Dari uraian di atas dapat dipahami bahwa menjadi pendidik atau guru sesungguhnya sedang mempersiapkan para peserta didik untuk menjadi manusia seutuhnya yaitu manusia yang sehat jasmani, hati dan pikirannya sehingga senantiasa menjadi hamba Allah dan menjadi mausia yang bermanfaat untuk manusia lainnya.

2. Peserta Didik

Kondisi umum para siswa di sekolah sangatlah unik, perbedaan karakter siswa kerap menjadi masalah bagi pihak sekolah, terutama bagi guru yang langsung bersentuhan dengan siswa dalam proses pembelajaran.

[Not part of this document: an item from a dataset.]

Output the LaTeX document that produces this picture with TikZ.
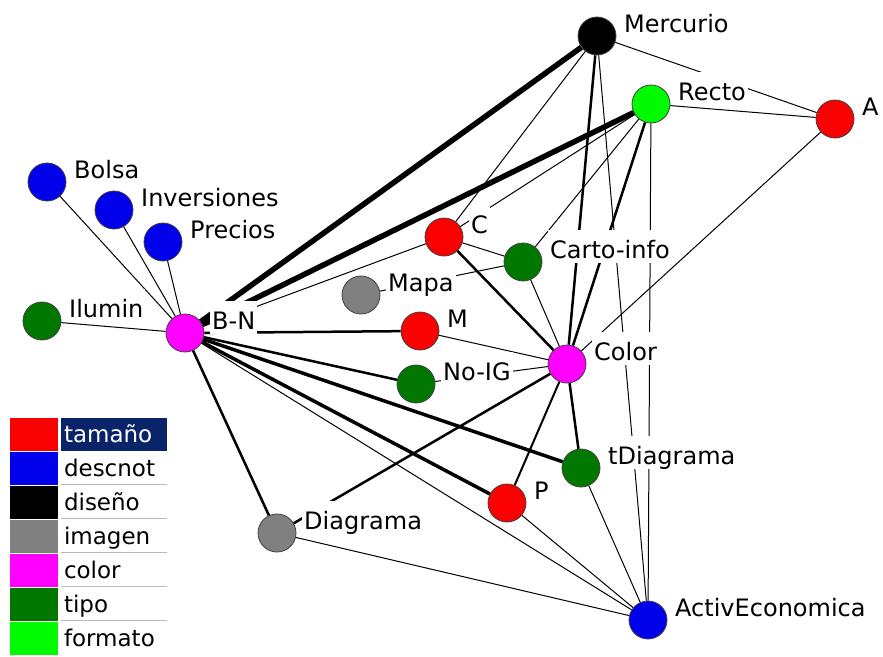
\documentclass[tikz,border=0pt]{standalone}
\usepackage{fontspec}
\setmainfont{DejaVu Sans}
\usepackage{tikz}
\usetikzlibrary{arrows,shapes,positioning}
\usepackage{xcolor}
\definecolor{sgred}{RGB}{250,0,0}
\definecolor{sgblue}{RGB}{0,0,235}
\definecolor{sggray}{RGB}{128,128,128}
\definecolor{sgmagenta}{RGB}{255,0,255}
\definecolor{sgdkgreen}{RGB}{0,120,0}
\definecolor{sgltgreen}{RGB}{0,250,0}
\definecolor{sgnavy}{RGB}{10,36,106}
\tikzstyle{actor} = [circle, minimum size=38pt, inner sep=0pt, draw=black!75, line width=0.8pt]
\tikzstyle{tag} = [anchor=base west, fill=white, inner sep=2pt, text height=26pt, text depth=3pt, font=\fontsize{24}{28}\selectfont]
\tikzstyle{tie} = [line width=1pt]
\tikzstyle{midtie} = [line width=2.5pt]
\tikzstyle{boldtie} = [line width=3.5pt]
\tikzstyle{heavytie} = [line width=5.5pt]
\tikzstyle{swatch} = [rectangle, minimum width=48pt, minimum height=33pt, inner sep=0pt]
\tikzstyle{key} = [rectangle, text width=100pt, align=left, inner sep=3pt, minimum height=33pt, text height=19pt, text depth=3pt, font=\fontsize{23}{26}\selectfont]
\tikzstyle{sepline} = [gray!55, line width=1pt]

\begin{document}
\begin{tikzpicture}[x=1pt, y=-1pt]
\useasboundingbox (0,0) rectangle (883,656);

% Actors
\node (merc) [actor, fill=black] at (597,36) {};
\node (recto) [actor, fill=sgltgreen] at (651,104) {};
\node (a) [actor, fill=sgred] at (835,119) {};
\node (bolsa) [actor, fill=sgblue] at (47,182) {};
\node (inv) [actor, fill=sgblue] at (114,210) {};
\node (prec) [actor, fill=sgblue] at (163,242) {};
\node (c) [actor, fill=sgred] at (444,237) {};
\node (carto) [actor, fill=sgdkgreen] at (523,262) {};
\node (mapa) [actor, fill=sggray] at (361,295) {};
\node (ilum) [actor, fill=sgdkgreen] at (42,321) {};
\node (bn) [actor, fill=sgmagenta] at (185,333) {};
\node (m) [actor, fill=sgred] at (420,331) {};
\node (noig) [actor, fill=sgdkgreen] at (416,384) {};
\node (color) [actor, fill=sgmagenta] at (567,364) {};
\node (tdiag) [actor, fill=sgdkgreen] at (581,468) {};
\node (p) [actor, fill=sgred] at (507,503) {};
\node (diag) [actor, fill=sggray] at (277,533) {};
\node (ae) [actor, fill=sgblue] at (648,620) {};

% Ties of B-N
\draw[tie] (bn) -- (bolsa);
\draw[tie] (bn) -- (inv);
\draw[tie] (bn) -- (prec);
\draw[tie] (bn) -- (ilum);
\draw[tie] (bn) -- (c);
\draw[tie] (bn) -- (ae);
\draw[heavytie] (bn) -- (merc);
\draw[heavytie] (bn) -- (recto);
\draw[midtie] (bn) -- (m);
\draw[midtie] (bn) -- (noig);
\draw[midtie] (bn) -- (diag);
\draw[boldtie] (bn) -- (tdiag);
\draw[boldtie] (bn) -- (p);

% Ties of Color
\draw[midtie] (color) -- (merc);
\draw[midtie] (color) -- (recto);
\draw[midtie] (color) -- (c);
\draw[midtie] (color) -- (tdiag);
\draw[midtie] (color) -- (diag);
\draw[line width=2pt] (color) -- (p);
\draw[tie] (color) -- (a);
\draw[tie] (color) -- (carto);
\draw[tie] (color) -- (m);
\draw[tie] (color) -- (noig);

% Other ties
\draw[tie] (merc) -- (a);
\draw[tie] (merc) -- (c);
\draw[tie] (merc) -- (ae);
\draw[tie] (recto) -- (a);
\draw[tie] (recto) -- (c);
\draw[tie] (recto) -- (carto);
\draw[tie] (recto) -- (ae);
\draw[tie] (c) -- (carto);
\draw[tie] (carto) -- (mapa);
\draw[tie] (tdiag) -- (ae);
\draw[tie] (p) -- (ae);
\draw[tie] (diag) -- (ae);

% Labels
\node (lMerc) [tag] at (622,32) {Mercurio};
\node (lRecto) [tag] at (676,100) {Recto};
\node (lA) [tag] at (860,115) {A};
\node (lBolsa) [tag] at (72,178) {Bolsa};
\node (lInv) [tag] at (139,206) {Inversiones};
\node (lPrec) [tag] at (188,238) {Precios};
\node (lC) [tag] at (469,233) {C};
\node (lCarto) [tag] at (548,258) {Carto-info};
\node (lMapa) [tag] at (386,291) {Mapa};
\node (lIlum) [tag] at (67,317) {Ilumin};
\node (lBN) [tag] at (210,329) {B-N};
\node (lM) [tag] at (445,327) {M};
\node (lNoIG) [tag] at (441,380) {No-IG};
\node (lColor) [tag] at (592,360) {Color};
\node (lTDiag) [tag] at (606,464) {tDiagrama};
\node (lP) [tag] at (532,499) {P};
\node (lDiag) [tag] at (302,529) {Diagrama};
\node (lAE) [tag] at (673,616) {ActivEconomica};

% Legend
\node (swTam) [swatch, fill=sgred] at (34,434) {};
\node (swDes) [swatch, fill=sgblue] at (34,468) {};
\node (swDis) [swatch, fill=black] at (34,502) {};
\node (swIma) [swatch, fill=sggray] at (34,536) {};
\node (swCol) [swatch, fill=sgmagenta] at (34,570) {};
\node (swTip) [swatch, fill=sgdkgreen] at (34,604) {};
\node (swFor) [swatch, fill=sgltgreen] at (34,638) {};
\node (keyTam) [key, fill=sgnavy, text=white] at (114,434) {tamaño};
\node (keyDes) [key] at (114,468) {descnot};
\node (keyDis) [key] at (114,502) {diseño};
\node (keyIma) [key] at (114,536) {imagen};
\node (keyCol) [key] at (114,570) {color};
\node (keyTip) [key] at (114,604) {tipo};
\node (keyFor) [key] at (114,638) {formato};
\draw[sepline] (keyDes.south west) -- (keyDes.south east);
\draw[sepline] (keyDis.south west) -- (keyDis.south east);
\draw[sepline] (keyIma.south west) -- (keyIma.south east);
\draw[sepline] (keyCol.south west) -- (keyCol.south east);
\draw[sepline] (keyTip.south west) -- (keyTip.south east);
\end{tikzpicture}
\end{document}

Perbedaan karakter pada siswa, seperti adanya siswa yang normal, nakal, gagal, lambat belajar, serta yang mempunyai keterbelakangan mental, adalah hal yang lumrah, sebab setiap manusia terlahir ke dunia ini dalam keadaan yang berbeda satu sama lain. Perbedaan karakter yang dipengaruhi oleh faktor genetik dan lingkungan mentransformasikan seorang manusia menjadi individu yang memiliki karakter dasar yang unik.

Oleh karena itu, seorang guru dituntut bisa memahami perbedaan kemampuan peserta didik yang beraneka tingkat kecerdasannya, agar  materi pelajaran yang disampaikan dapat dipahami secara baik oleh peserta didik. Selain itu guru juga harus mampu menjaga  peserta didik  senantiasa penuh semangat memperhatikan dan menyimak penjelasan, arahan dan bimbangannya karena sifat alamiah anak di usia mereka senang bermain-main.

3.      3. Orang Tua (Lingkungan)

Keberhasilan dalam bidang pendidikan ditentukan oleh hubungan baik atau kerjasama antara sekolah, orang tua dan masyarakat sekitarnya. Usaha pembentukan karakter dengan pembiasaan nilai-nilai atau budaya baik dan keteladan kepada peserta didik  yang dipelajari dan dipraktekan di sekolah, seharusnya tetap mendapat dukungan dari orang tua dengan menjadi orang tua teladan dan menerapkan aturan serta kebiasan yang sama di rumah, begitu pula di tengah-tengah masyarakat. Sehingga peserta didik tidak menjadi bingung karena dalam kenyataannya karakter unggul dari sekolah berbeda dengan kenyataan di rumah dan lingkungannya.